Море изобиловало рыбой, черными кораллами, матовым жемчугом. Море издревле знавало искусных кормчих. Теперь, после открытия в 1869 году Суэцкого канала, оно по праву звалось большим морским проспектом. И все же это море было обездоленным. Ни одна река – ни одна! – не впадала в Красное море. Ни капли пресной влаги. Жадность безводной Аравии еще можно понять. Но Африка? Африка с ее огромными реками? А Красному морю, наверное, очень хотелось пить, очень хотелось коснуться своей соленой губою какого-нибудь пресноводного устья, веселого и легкого. И ветры не облегчали участи Красного моря. Северо-северо-западные дули с мая по сентябрь; юго-юго-восточные дули с октября по апрель; но и те и другие не приносили ничего, кроме колючего злого песка и дыхания пустынь. Клубы песчаной пыли, смешиваясь с тяжелыми солеными испарениями, заволакивали горизонт, задергивали, как пологом, солнце, все багровело, и Красное море было поистине красным…
Пароход вползал на плотные островерхие волны, сваливался с волн и опять вползал. Казалось, время кружит вместе с морем и небом, а стрелки часов движутся сами по себе, без всякой связи со временем.
После ночного разговора капитан Марчеллини стал молчалив, как финн-дровосек.

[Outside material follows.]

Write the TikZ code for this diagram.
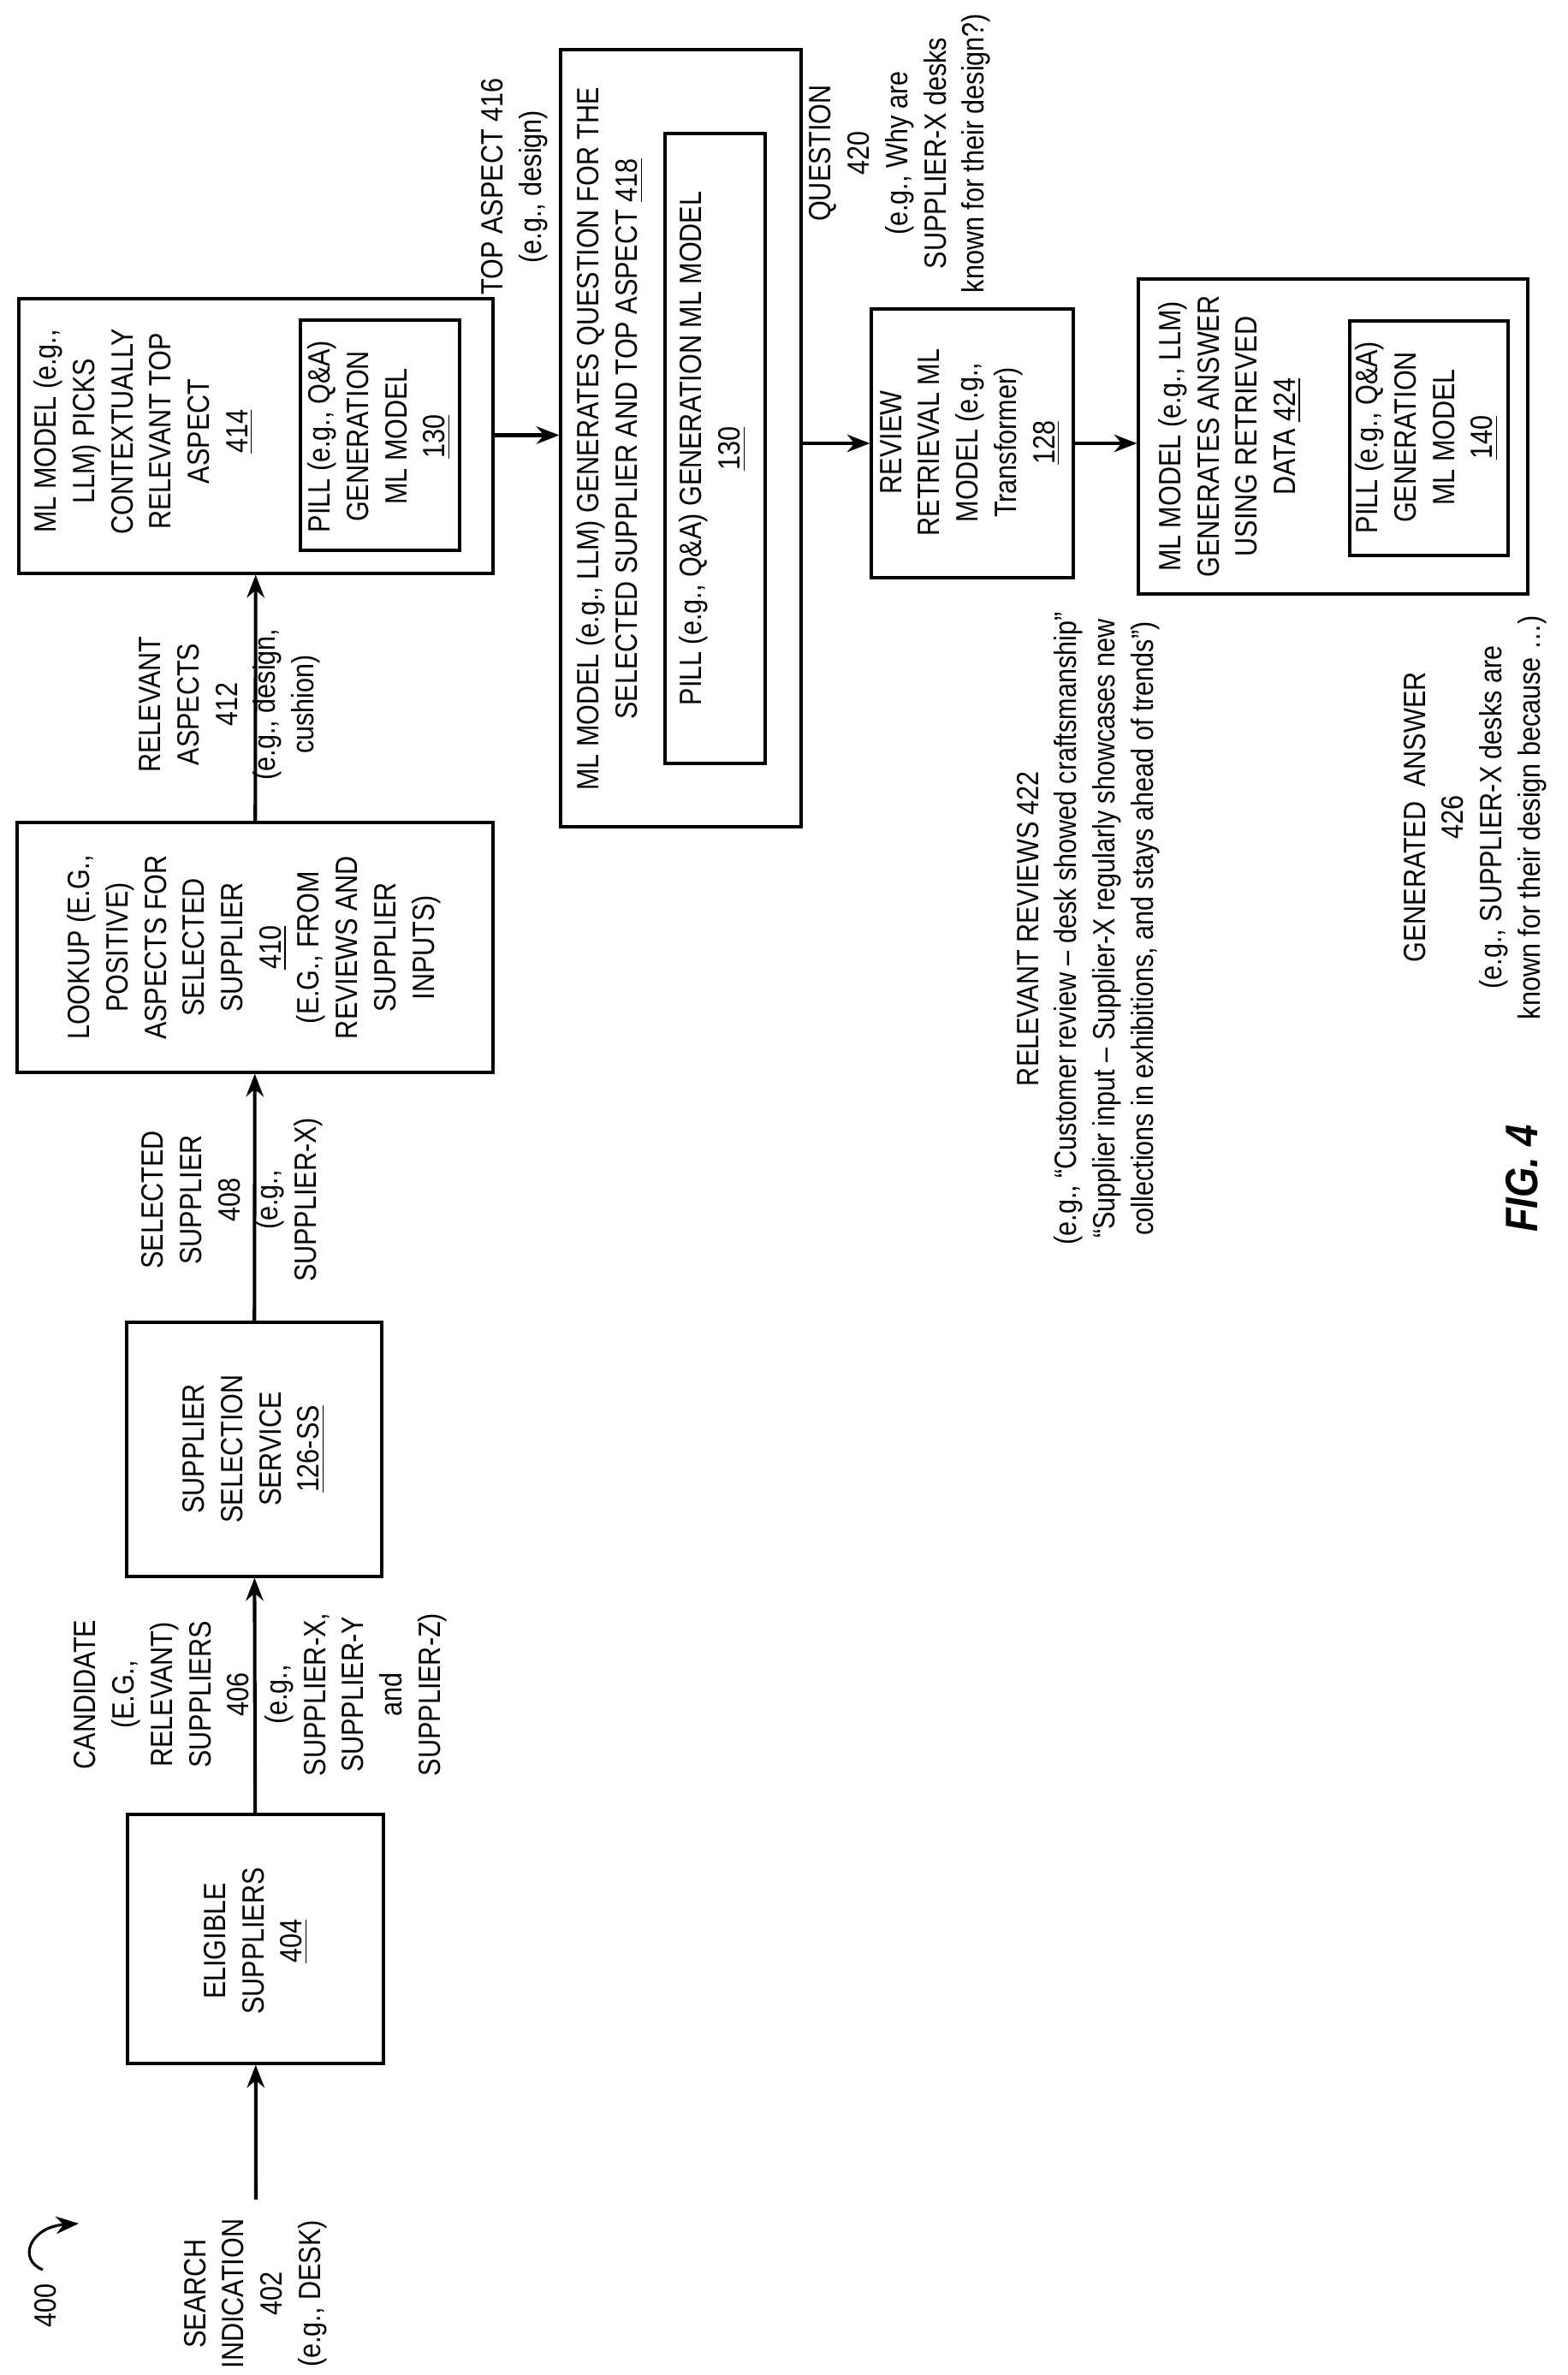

Капитан редко сходил с мостика и почти не отрывался от ветхих навигационных карт. «Принцесса Фатима» и Марчеллини давно плавали по Красному морю. И они знали, что погибнуть здесь легче, чем почесать затылок: море было набито рифами, как пасть акулы зубами.
Капитан был озабочен безопасностью плавания. Доктору Елисееву пришлось заботиться о пассажирах.
Красноморское солнце и быка могло бы свалить, оно так и норовило грохнуть по темени. Казалось бы, паломники привыкли к жаре. Но тут, на море, палил не просто зной, тут обливал их, мутя рассудок, зной душный, соленый и такой плотно ощутимый, что хоть черпай его, словно расплавленную медь.